Monday, 26 March 2012

A sense of spring

It is the spring warmth on my skin that really lifts my spirits, the sense that winter has passed and that life is returning. These first few days of spring, though changeable, mean more to me than the warmer, predictable, days of summer and I suspect that it is the sense of renewal that makes this season so special.

The dawn air rings with the calls of rooks. Settled at their rookery, there is much society to be had as pairs reinforce bonds or bicker with their neighbours over the ownership of sticks destined for the nest. The clear skies and lack of foliage show the rookeries off at their best, the birds striking in their black feathering and bone white faces. While other birds are singing to attract a mate or are still on their way back from African wintering grounds, the Rook breeding season is well advanced. Most Rooks will be incubating a clutch of four or five eggs by now and it will not be long before there are hungry young in the nest. The blue-green eggs, with their pattern of speckles and blotches, were once the unfortunate targets of egg-collecting children and it would have been a fearless youngster who sought out these nests, perched precariously within the fine outermost branches.

In addition to the avian activity, the first of the season’s insects are on the wing. Most obvious of these are the butterflies and queen bumblebees, newly emerged from their winter slumberings and in need of nectar to replenish resources metabolised during the dark days of winter. The queen bumblebees seek suitable nesting chambers in which to initiate a colony that will grow in size through into autumn and the next major change in the seasons. I love watching these bees as they buzz about noisily, peering into each potential nest site before lumbering on somewhere else until the perfect site is found.

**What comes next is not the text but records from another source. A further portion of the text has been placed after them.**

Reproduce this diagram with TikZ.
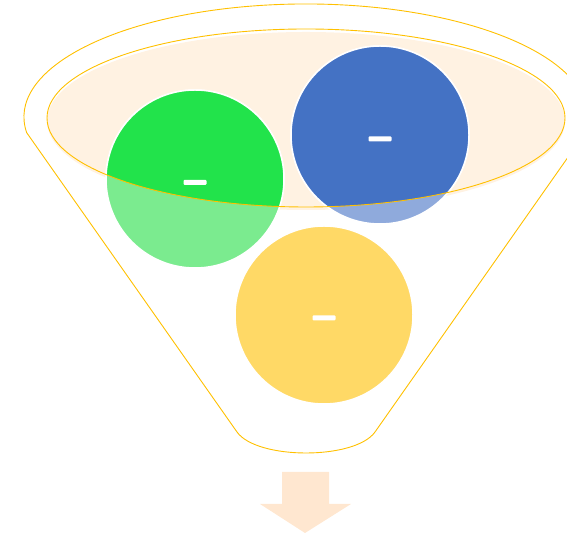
\documentclass[tikz,border=0pt]{standalone}
\usepackage{tikz}
\usetikzlibrary{positioning}
\definecolor{gold}{HTML}{FFC000}
\definecolor{cream}{HTML}{FFF2E2}
\definecolor{peach}{HTML}{FFE7D0}
\definecolor{greendark}{HTML}{22E34B}
\definecolor{greenlight}{HTML}{7BEB8F}
\definecolor{bluedark}{HTML}{4472C4}
\definecolor{bluelight}{HTML}{8FAADC}
\definecolor{yellowball}{HTML}{FFD966}

\begin{document}
\begin{tikzpicture}[x=1pt,y=1pt,
  rim/.style={draw=gold,line width=0.9pt},
  ball/.style={circle,draw=white,line width=1.5pt,minimum size=178pt,inner sep=0pt},
  dashmark/.style={fill=white,rounded corners=1pt,minimum width=23pt,minimum height=5pt,inner sep=0pt}
]
\useasboundingbox (0,0) rectangle (567,534);
% funnel outline
\draw[rim] (237,102) -- (26.7,401.3)
  arc[start angle=188,end angle=-8,x radius=282pt,y radius=113pt]
  -- (375,102) .. controls (355,74) and (257,74) .. (237,102);
% mouth of the funnel
\fill[cream] (306,413) ellipse[x radius=259pt,y radius=89pt];
\node[ball,fill=greenlight] (green) at (195,355) {};
\node[ball,fill=bluelight] (blue) at (380,399) {};
\node[ball,fill=yellowball] (yellow) at (324,219) {};
\begin{scope}
  \clip (306,416) ellipse[x radius=259pt,y radius=89pt];
  \node[ball,fill=greendark] at (green.center) {};
  \node[ball,fill=bluedark] at (blue.center) {};
\end{scope}
\draw[rim] (306,416) ellipse[x radius=259pt,y radius=89pt];
\node[dashmark] (greendash) at ([yshift=-3.5pt]green.center) {};
\node[dashmark] (bluedash) at ([yshift=-4pt]blue.center) {};
\node[dashmark] (yellowdash) at ([yshift=-3pt]yellow.center) {};
% arrow out
\fill[peach] (282,62) -- (329,62) -- (329,30) -- (351,30) -- (305,1)
  -- (260,30) -- (282,30) -- cycle;
\end{tikzpicture}
\end{document}
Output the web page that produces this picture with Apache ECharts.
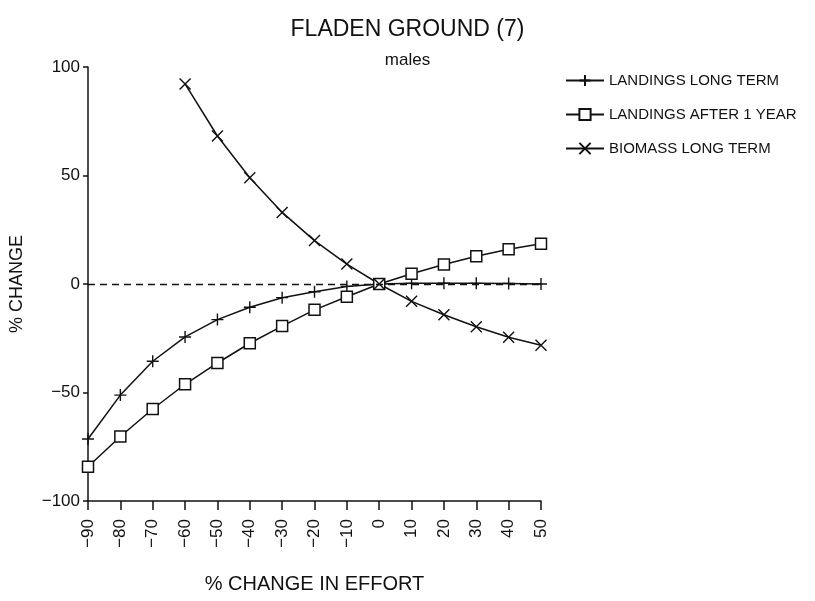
<!DOCTYPE html>
<html>
<head>
<meta charset="utf-8">
<script src="https://cdn.jsdelivr.net/npm/echarts@6/dist/echarts.min.js"></script>
<style>
html,body{margin:0;padding:0;background:#fff;}
#chart{width:815px;height:601px;}
</style>
</head>
<body>
<div id="chart"></div>
<script>
// % change in effort (x)
var effort = [-90, -80, -70, -60, -50, -40, -30, -20, -10, 0, 10, 20, 30, 40, 50];
// % change values
var landingsLongTerm = [-71.4, -51.2, -35.6, -24.4, -16.4, -10.7, -6.3, -3.6, -1.1, 0, 0.3, 0.4, 0.3, 0.2, 0];
var landingsAfter1Year = [-84.2, -70.3, -57.6, -46.2, -36.4, -27.3, -19.4, -11.9, -5.9, 0, 4.7, 9.0, 12.8, 16.0, 18.6];
var biomassLongTerm = [null, null, null, 92.2, 68.2, 49.0, 33.0, 20.0, 9.2, 0, -8.0, -14.2, -19.7, -24.5, -28.2];
var xTicks = {min: -90, max: 50, interval: 10};
var yTicks = {min: -100, max: 100, interval: 50};

function pairs(vals) {
  var out = [];
  for (var i = 0; i < effort.length; i++) {
    if (vals[i] !== null) out.push([effort[i], vals[i]]);
  }
  return out;
}
function minus(v) { return String(v).replace('-', '\u2212'); }

var FONT = 'Liberation Sans';
var INK = '#111';

var chart = echarts.init(document.getElementById('chart'), null, {renderer: 'canvas'});
chart.setOption({
  backgroundColor: '#fff',
  animation: false,
  title: [
    {text: 'FLADEN GROUND (7)', left: 'center', top: 13,
     textStyle: {fontFamily: FONT, fontSize: 23, fontWeight: 'normal', color: INK}},
    {text: 'males', left: 'center', top: 47,
     textStyle: {fontFamily: FONT, fontSize: 17, fontWeight: 'normal', color: INK}}
  ],
  legend: {
    orient: 'vertical', left: 560, top: 68,
    itemWidth: 38, itemHeight: 14, itemGap: 19,
    textStyle: {fontFamily: FONT, fontSize: 15, color: INK},
    data: ['LANDINGS LONG TERM', 'LANDINGS AFTER 1 YEAR', 'BIOMASS LONG TERM']
  },
  grid: {left: 88, right: 274, top: 67, bottom: 100, containLabel: false, outerBoundsMode: 'none'},
  xAxis: {
    type: 'value', min: xTicks.min, max: xTicks.max, interval: xTicks.interval,
    name: '% CHANGE IN EFFORT', nameLocation: 'middle', nameGap: 73,
    nameTextStyle: {fontFamily: FONT, fontSize: 20, color: INK},
    axisLine: {onZero: false, lineStyle: {color: INK, width: 1.5}},
    axisTick: {show: true, length: 9, inside: false, lineStyle: {color: INK, width: 1.5}},
    axisLabel: {rotate: 90, margin: 18, fontFamily: FONT, fontSize: 17, color: INK,
                formatter: function (v) { return minus(v); }},
    splitLine: {show: false}
  },
  yAxis: {
    type: 'value', min: yTicks.min, max: yTicks.max, interval: yTicks.interval,
    name: '% CHANGE', nameLocation: 'middle', nameGap: 62,
    nameTextStyle: {fontFamily: FONT, fontSize: 18, color: INK},
    axisLine: {show: true, onZero: false, lineStyle: {color: INK, width: 1.5}},
    axisTick: {show: true, length: 5, lineStyle: {color: INK, width: 1.5}},
    axisLabel: {margin: 8, fontFamily: FONT, fontSize: 17, color: INK,
                formatter: function (v) { return minus(v); }},
    splitLine: {show: false}
  },
  series: [
    {
      name: 'LANDINGS LONG TERM', type: 'line', data: pairs(landingsLongTerm),
      symbol: 'path://M0,6L12,6M6,0L6,12', symbolSize: 12, showAllSymbol: true,
      lineStyle: {color: INK, width: 1.5},
      itemStyle: {color: INK, borderColor: INK, borderWidth: 1.4},
      markLine: {
        silent: true, symbol: ['none', 'none'], label: {show: false},
        lineStyle: {color: INK, type: [7, 5], width: 1.3},
        data: [{yAxis: 0}]
      }
    },
    {
      name: 'LANDINGS AFTER 1 YEAR', type: 'line', data: pairs(landingsAfter1Year),
      symbol: 'rect', symbolSize: 11, showAllSymbol: true,
      lineStyle: {color: INK, width: 1.5},
      itemStyle: {color: '#fff', borderColor: INK, borderWidth: 1.5}
    },
    {
      name: 'BIOMASS LONG TERM', type: 'line', data: pairs(biomassLongTerm),
      symbol: 'path://M0,0L12,12M12,0L0,12', symbolSize: 11, showAllSymbol: true,
      lineStyle: {color: INK, width: 1.5},
      itemStyle: {color: INK, borderColor: INK, borderWidth: 1.4}
    }
  ]
});
</script>
</body>
</html>
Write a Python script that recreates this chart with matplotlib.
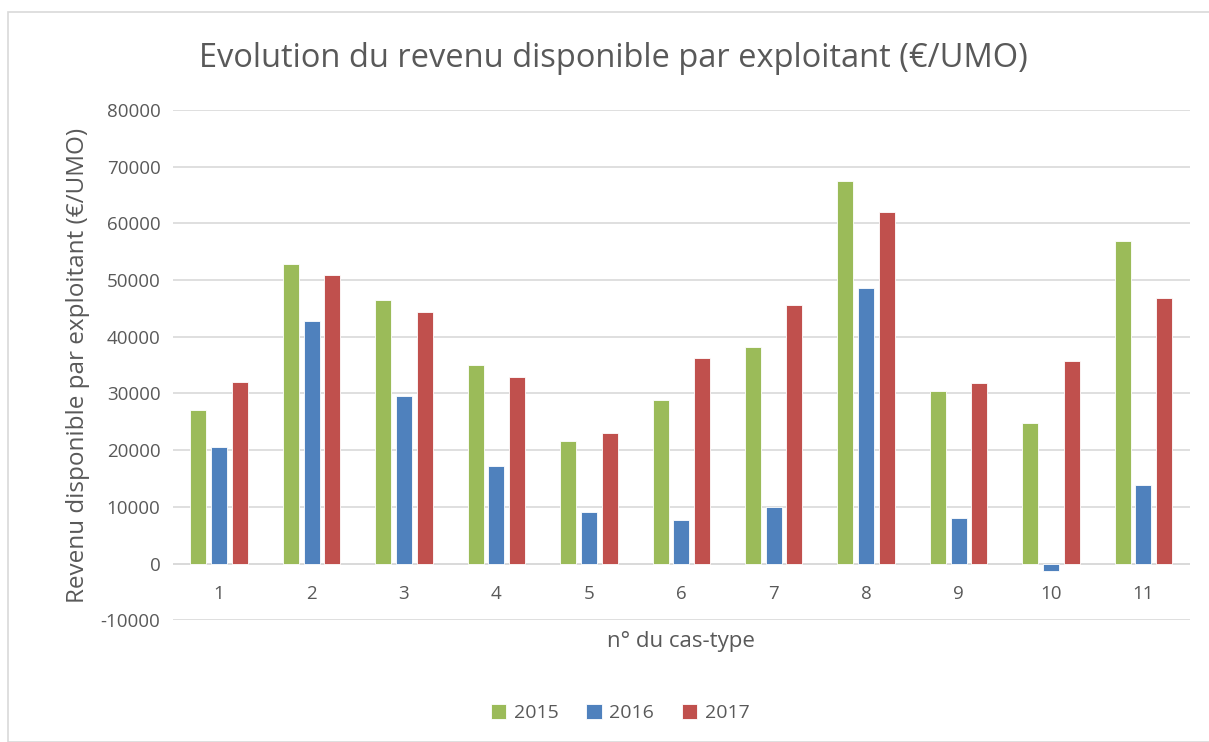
import matplotlib.pyplot as plt
import numpy as np
from matplotlib.patches import Rectangle

# Data
cas_type = ["1", "2", "3", "4", "5", "6", "7", "8", "9", "10", "11"]
rev_2015 = [27000, 52800, 46500, 35000, 21600, 28900, 38100, 67500, 30400, 24700, 56800]
rev_2016 = [20600, 42700, 29500, 17200, 9100, 7700, 10000, 48500, 8000, -1300, 13900]
rev_2017 = [32000, 50800, 44300, 32900, 23000, 36200, 45600, 62000, 31900, 35700, 46900]
years = ["2015", "2016", "2017"]
colors = ["#9BBB59", "#4F81BD", "#C0504D"]

plt.rcParams['font.family'] = ['Open Sans', 'DejaVu Sans']
txt = "#595959"

fig = plt.figure(figsize=(12.09, 7.42), dpi=100)
ax = fig.add_axes([0.143, 0.164, 0.841, 0.688])

# chart border
fig.patches.append(Rectangle((8 / 1209, 0), 1.2, 1 - 12 / 742, transform=fig.transFigure,
                             fill=False, edgecolor="#d9d9d9", linewidth=1.2))

x = np.arange(len(cas_type))
w = 0.173
step = 0.224
for i, (vals, lab, c) in enumerate(zip([rev_2015, rev_2016, rev_2017], years, colors)):
    ax.bar(x + (i - 1) * step, vals, width=w, color=c, label=lab,
           edgecolor="white", linewidth=0.6, zorder=3)

ax.set_xlim(-0.5, len(cas_type) - 0.5)
ax.set_ylim(-10000, 80000)
ax.set_yticks(np.arange(-10000, 80001, 10000))
ax.set_yticklabels([str(v) for v in range(-10000, 80001, 10000)])
ax.set_xticks(x)
ax.set_xticklabels([])
ax.tick_params(axis="both", length=0, labelsize=13.5, colors=txt)
ax.tick_params(axis="y", pad=9)
ax.yaxis.grid(True, color="#d9d9d9", linewidth=1.2, zorder=0)
ax.axhline(0, color="#d9d9d9", linewidth=1.2, zorder=1)
for s in ax.spines.values():
    s.set_visible(False)

# category labels sit just under the zero line, like Excel does
for xi, lab in zip(x, cas_type):
    ax.annotate(lab, (xi, 0), xytext=(0, -22), textcoords="offset points",
                ha="center", va="center", fontsize=13.5, color=txt)

ax.set_xlabel("n° du cas-type", fontsize=16, color=txt, labelpad=4)
ax.set_ylabel("Revenu disponible par exploitant (€/UMO)", fontsize=17.5, color=txt, labelpad=8)
fig.text(0.507, 0.921, "Evolution du revenu disponible par exploitant (€/UMO)",
         ha="center", va="center", fontsize=23.5, color=txt)

fig.legend(loc="center", bbox_to_anchor=(0.513, 0.039), ncol=3, frameon=False,
           fontsize=14, labelcolor=txt, handlelength=0.8, handleheight=0.8,
           handletextpad=0.4, columnspacing=1.4)

plt.savefig("out.png", dpi=100)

This spring seems to have started with good numbers of hoverflies foraging at early season nectar and there have even been reports of Hummingbird Hawk-moths active within the county. These are either recent emigrants or, more likely, individuals that arrived late last autumn and which have, somehow, managed to survive the winter.

With the leaves yet to form on the trees, there is a flush of green across the woodland floor. These are plants that manage to take advantage of the short gap between the end of winter and the restoration of a new summer canopy, after which the woodland floor will be plunged back into shade. Visit an old woodland, like Bradfield Woods (just over the border in Suffolk) and you will be treated to a fine display.